My impulse was to email Todd back and note that Republicans have held the Pennsylvania Senate majority since 1994. So …

I didn’t hit “send,” though, because Todd actually brings up a good point about news reporting that we ought to talk about.

First, just to clear the decks, we’re not pulling for Democrats. (Or any party.)

Second: That subject line has deep roots in high-interest news about today’s political landscape and, perhaps, the future direction of the state and the country.

Those roots go deeper than this, but we can start with President Trump’s 2016 victory, which heralded a much-studied political shift in the U.S. and among particular states. One of them was Pennsylvania, where the GOP presidential candidate hadn’t won since 1988.

Trump won Pennsylvania by about 68,000 votes out of about 5.9 million cast. So, it was tight.
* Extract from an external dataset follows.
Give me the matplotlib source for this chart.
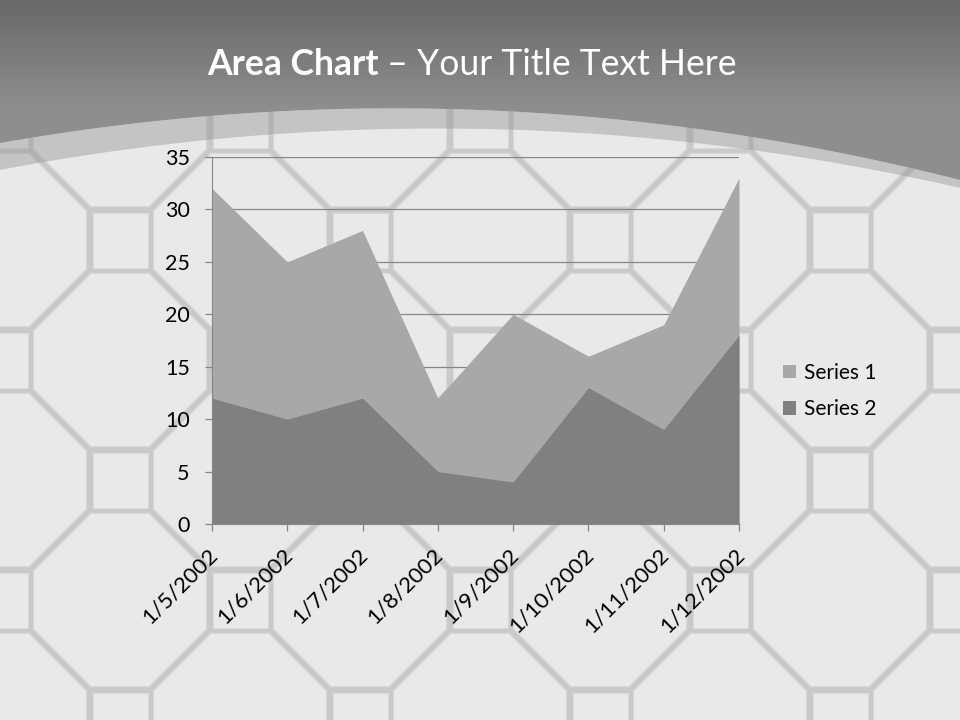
import numpy as np
import matplotlib.pyplot as plt
from matplotlib.patches import Polygon, Rectangle
import matplotlib.transforms as mtransforms

plt.rcParams['font.family'] = ['Lato', 'DejaVu Sans']

# chart data
dates = ['1/5/2002', '1/6/2002', '1/7/2002', '1/8/2002',
         '1/9/2002', '1/10/2002', '1/11/2002', '1/12/2002']
series1 = [32, 25, 28, 12, 20, 16, 19, 33]
series2 = [12, 10, 12, 5, 4, 13, 9, 18]
names = ['Series 1', 'Series 2']

fig = plt.figure(figsize=(9.6, 7.2), dpi=100)

# background slide (pixel coords)
bg = fig.add_axes([0, 0, 1, 1])
bg.axis('off')
bg.add_patch(Rectangle((0, 0), 960, 720, color='#c9c9c9', zorder=0))

# octagon + square tiles
for a in range(-1, 10):
    for b in range(-1, 8):
        cx, cy = 120 * a, 120 * b
        if (a + b) % 2 == 0:
            h, c = 86.5, 29
            pts = [(h, c), (c, h), (-c, h), (-h, c), (-h, -c), (-c, -h), (c, -h), (h, -c)]
        else:
            s = 27.5
            pts = [(s, s), (-s, s), (-s, -s), (s, -s)]
        bg.add_patch(Polygon([(cx + px, cy + py) for px, py in pts], closed=True,
                             fc='#e9e9e9', ec='#dadada', lw=0.9, joinstyle='round', zorder=1))

# header with curved lower edge
xs = np.linspace(0, 960, 200)
outer = 108.4 + 2.235e-4 * (xs - 394) ** 2
inner = 128.5 + 2.17e-4 * (xs - 437) ** 2
band = Polygon(np.r_[np.c_[xs, outer], np.c_[xs[::-1], inner[::-1]]],
               closed=True, fc='#8e8e8e', alpha=0.4, ec='none', zorder=2)
bg.add_patch(band)
head = Polygon(np.r_[[[0, 0]], np.c_[xs, outer], [[960, 0]]], closed=True,
               fc='none', ec='none', zorder=2)
bg.add_patch(head)
yy = np.linspace(0, 200, 200)
lev = 0.41 + 0.15 * np.clip(yy / 110, 0, 1)
grad = np.repeat(lev[:, None, None], 3, axis=2)
im = bg.imshow(grad, extent=(0, 960, 200, 0), aspect='auto', zorder=3)
im.set_clip_path(head)
bg.set_xlim(0, 960)
bg.set_ylim(720, 0)

# title
t1 = fig.text(0, 1 - 75 / 720, 'Area Chart', fontsize=25.6, fontweight='bold',
              color='white', va='baseline')
t2 = fig.text(0, 1 - 75 / 720, ' \u2013 Your Title Text Here', fontsize=25.6,
              color='white', va='baseline')
r = fig.canvas.get_renderer()
w1 = t1.get_window_extent(r).width
w2 = t2.get_window_extent(r).width
x0 = 472 - (w1 + w2) / 2
t1.set_x(x0 / 960)
t2.set_x((x0 + w1) / 960)

# chart
ax = fig.add_axes([212 / 960, 1 - 524 / 720, (739 - 212) / 960, (524 - 157) / 720])
ax.patch.set_alpha(0)
x = np.arange(len(dates))
ax.fill_between(x, 0, series1, color='#a8a8a8', lw=0, label=names[0])
ax.fill_between(x, 0, series2, color='#808080', lw=0, label=names[1])
ax.set_xlim(0, len(dates) - 1)
ax.set_ylim(0, 35)
ax.set_yticks(range(0, 36, 5))
ax.yaxis.grid(True, color='#868686', lw=0.9)
ax.set_axisbelow(True)
for s in ['top', 'right']:
    ax.spines[s].set_visible(False)
for s in ['left', 'bottom']:
    ax.spines[s].set_color('#868686')
ax.tick_params(direction='out', length=5, width=0.9, color='#868686', labelcolor='black')
ax.tick_params(axis='y', pad=11, labelsize=15.5)
ax.tick_params(axis='x', pad=10, labelsize=16)
ax.set_xticks(x)
ax.set_xticklabels(dates, rotation=45, ha='right', rotation_mode='anchor')
off = mtransforms.ScaledTranslation(-5 / 100, 0, fig.dpi_scale_trans)
for lb in ax.get_xticklabels():
    lb.set_transform(lb.get_transform() + off)

ax.legend(loc='center left', bbox_to_anchor=(783 / 960, 1 - 391 / 720),
          bbox_transform=fig.transFigure, frameon=False, fontsize=15,
          handlelength=0.6, handleheight=0.6, handletextpad=0.4,
          labelspacing=0.8, borderpad=0, borderaxespad=0)

fig.savefig('out.png', dpi=100)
The state is considered crucial to Trump’s 2020 re-election bid … and just as crucial to the Democratic nominee. Because 2016 was tight, political parties and interested observers are scrutinizing Pennsylvania to look for clues of what might be next.

They’re finding pieces of the story.

Just over a year into Trump’s first term, Democrat Conor Lamb won a special election to represent a southwestern Pennsylvania district in Congress — a seat previously held by a Republican.

Eight months later, the Democratic party picked up four Pennsylvania Congressional seats, changing the state’s U.S. House delegation from a 13-5 GOP advantage to a 9-9 split. That helped Dems win a majority in the U.S. House of Representatives.

Then came Tuesday’s special election in a state Senate district in southwestern Pennsylvania — another race that political observers were watching to see if a Democrat could flip a Republican seat.

And it was another Democratic party win.

That’s why the headline on today’s Context made news sense: Since Trump flipped Pennsylvania in 2016, pieces of it have been flipping back. Will the trend continue? If so, where, how and why?

Those aren’t partisan questions. They are the foundation of an ongoing news story in this state and in the U.S.

News, by definition, is often what’s different, unusual, unexpected or revealing; and something that has or could have a significant impact on the world we live in.

Trump’s victory ticked a lot of those boxes. So does the Democratic resurgence. As PA Post reporter Ed Mahon noted in the newsletter, even a GOP strategist responded to Tuesday’s special election result by pointing out key Republican seats to watch.


That’s where we’re coming from with a subject line like “What it would take for Pa. Democrats to take the Senate.”

We may well do a story headlined “What it would take for Pa. Republicans to hold the Senate.” It wouldn’t be a partisan story. It would just be a good news story.